Nearly 1,600 delegates, many wearing turbans and long beards, were huddled in a giant tent in the west of the capital to finalize a resolution on a peace plan to end the deadly insurgency. It consists of luring Taliban foot soldiers back to the mainstream with cash and job incentives while seeking reconciliation with senior figures by offering them asylum in a Muslim country and striking their names off a UN blacklist.

“The main deliberations have begun on how we can come up with a peace formula for talks with the Taliban,” Mohammad Shah Hemad, head of one of 28 groups, set up to discuss the proposals.
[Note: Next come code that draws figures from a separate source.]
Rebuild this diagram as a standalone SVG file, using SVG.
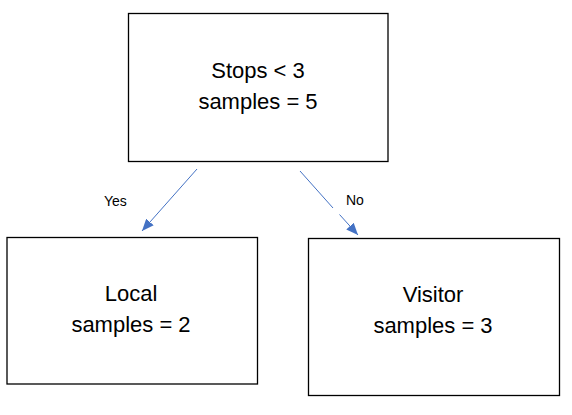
<svg xmlns="http://www.w3.org/2000/svg" width="572" height="415" viewBox="0 0 572 415">
  <style>
    .box { fill: #ffffff; stroke: #000000; stroke-width: 1.3; }
    .t { font-family: "Liberation Sans", Arial, sans-serif; font-size: 22px; fill: #000000; text-anchor: middle; }
    .lbl { font-family: "Liberation Sans", Arial, sans-serif; font-size: 14px; fill: #000000; }
    .conn { fill: none; stroke: #4472C4; stroke-width: 1; }
  </style>
  <defs>
    <marker id="arrow" viewBox="0 0 12 10" refX="12" refY="5" markerWidth="12" markerHeight="10" markerUnits="userSpaceOnUse" orient="auto">
      <path d="M0,0 L12,5 L0,10 Z" fill="#4472C4"/>
    </marker>
  </defs>
  <rect width="572" height="415" fill="#ffffff"/>
  <g id="root">
    <rect class="box" x="128.5" y="13.5" width="259.5" height="148"/>
    <text class="t" x="258" y="78">Stops &lt; 3</text>
    <text class="t" x="258" y="109">samples = 5</text>
  </g>
  <g id="local">
    <rect class="box" x="7" y="237.5" width="250.5" height="146.5"/>
    <text class="t" x="131" y="301">Local</text>
    <text class="t" x="131" y="332">samples = 2</text>
  </g>
  <g id="visitor">
    <rect class="box" x="308.5" y="238.5" width="251" height="157"/>
    <text class="t" x="433" y="302">Visitor</text>
    <text class="t" x="433" y="333">samples = 3</text>
  </g>
  <g id="connectors">
    <path class="conn" d="M197,169 L142,231" marker-end="url(#arrow)"/>
    <path class="conn" d="M300,171 L333,208 M339.5,214.5 L358,235" marker-end="url(#arrow)"/>
    <text class="lbl" x="104" y="205.5">Yes</text>
    <text class="lbl" x="346" y="205">No</text>
  </g>
</svg>
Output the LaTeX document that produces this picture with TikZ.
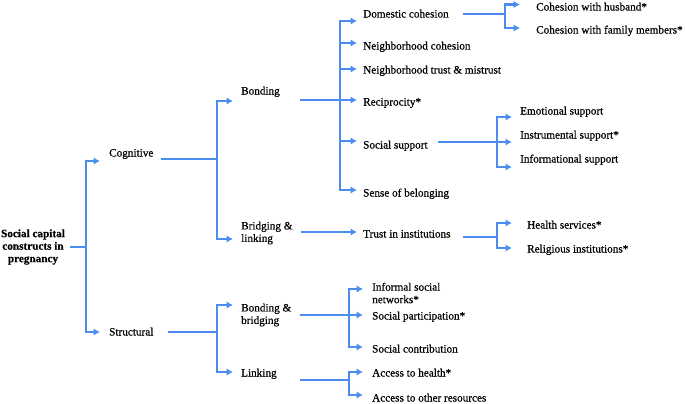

The delegates will report back to former president Burhanuddin Rabani who was named the jirga chairman on the opening day.

But even if Karzai does win the backing of the delegates drawn from around the battle-scarred nation, it would amount to little more than symbolic support, since the Taliban have vowed to press on with their campaign -- at its most intense since 2001 -- until all foreign troops leave. “The jirga is itself mostly for show. They have these things every few years, and they don’t change anything,” said Joshua Foust, a US-based independent analyst focused on Afghanistan and Central Asia.

Critics have also said that the jirga is packed with delegates loyal to Karzai and hence its decisions did not reflect the full spectrum of Afghan politics, tribes and geography.

About a 100 people staged a demonstration in Asadabad, the provincial capital of eastern Kunar province, saying three delegates they had chosen to represent them at the meeting were not invited.